Pointillism applies pure colors to the canvas as dots or points of paint without blending. Colors are placed side-by-side, but sometimes the bare canvas can show in between the daubs. This technique breaks down the fundamental trait of painting – the colors – reducing them to their most elemental form. It was thought that the dots will then visually react according to their relationship with each other and the viewer. If the viewer stands close to the work, the pigments are separate and individual. The overall image is lost to a crowd of dots and brushstrokes. As he gradually steps backward, they visually merge, blending in the eye and revealing the image. Called optical mixture, it is an attempt to mix art and science.
Mont Saint-Michel, Setting Sun shows both Monet’s influences on Signac, and Signac’s experimentation with visual blending. Mont Saint-Michel is a medieval abbey off the coast of Normandy, France. The site is a semi-island that only becomes connected to the mainland at low tide. The scene painted by the artist is foggy which dulls the light some. Only the radiant oranges of the sunset breaks through.
This work is not about Mont Saint-Michel. It is about color. The artist uses the time of day and the atmospheric conditions to reduce the jumble of architectural forms and textures to basic geometric shapes. At dusk the sky starts to darken and the clouds turn pink. These are reflected in the shallow water in the foreground, and together, frames the center image. The light pinks and blues also contrast with the vivid oranges and deep blues and purples that construct the buildings, making Mont Saint-Michel stand out more.
Unlike the curvy shapes that make up the sky and land, the island’s buildings are formed by geometric shapes and lines. The many additions to the monument over the centuries have created a network of squares and rectangles and vertical and horizontal lines that create surfaces for highlights and shadows.

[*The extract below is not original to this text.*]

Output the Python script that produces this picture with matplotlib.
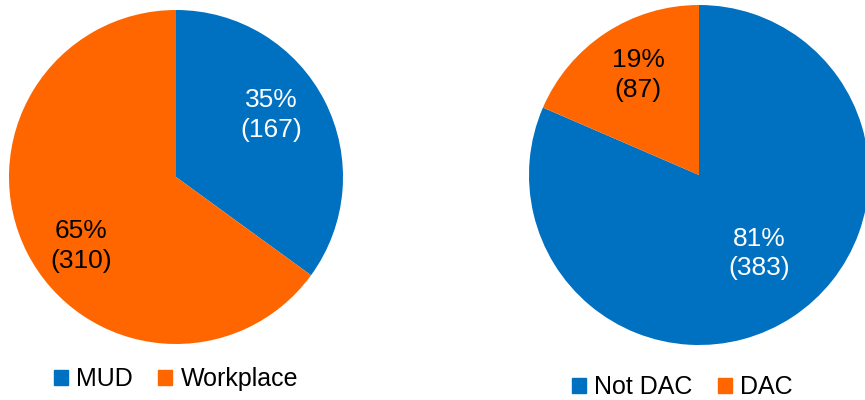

Zoom into this piece. See how Signac applied the paints. At first, they seem to be applied in a haphazard manner. As I keep looking however, I can see the plan of the composition. Above I wrote how orange and blue “construct the buildings”. This work is about how the light of the setting sun looks through a coastal haze when reflected off a particular surface. This is the influence of the Impressionists and Monet. Signac goes further, though. He divides the colors into their basic hues. In some cases, he places them right next to each other – orange next to blue next to pink – almost on top of each other, allowing them to react and clash with one another. Orange and blue are complementary, or opposite, colors that, to me, vibrate and glow. They define the edges of the buildings. The radiance of the orange counters the coolness of the blue. Since blue is a major color in the whole painting, orange provides a glaring accent that can’t be ignored. Blue tends to blend into the rest of the landscape, but the orange almost explodes off the canvas. It seems to advance towards me while the blue recedes. Together, they create an illusion of perspective.
To me, this work feels otherworldly. Because the colors of the ground match the sky, the monument seems to hover in space. The hazy atmosphere pushes the island into the background creating distance between me and it. The points of color shimmer that causes a mirage-like effect. The lack of textures and details on the buildings make the monument more abstract than real. It feels ethereal and mysterious, like something from a legend.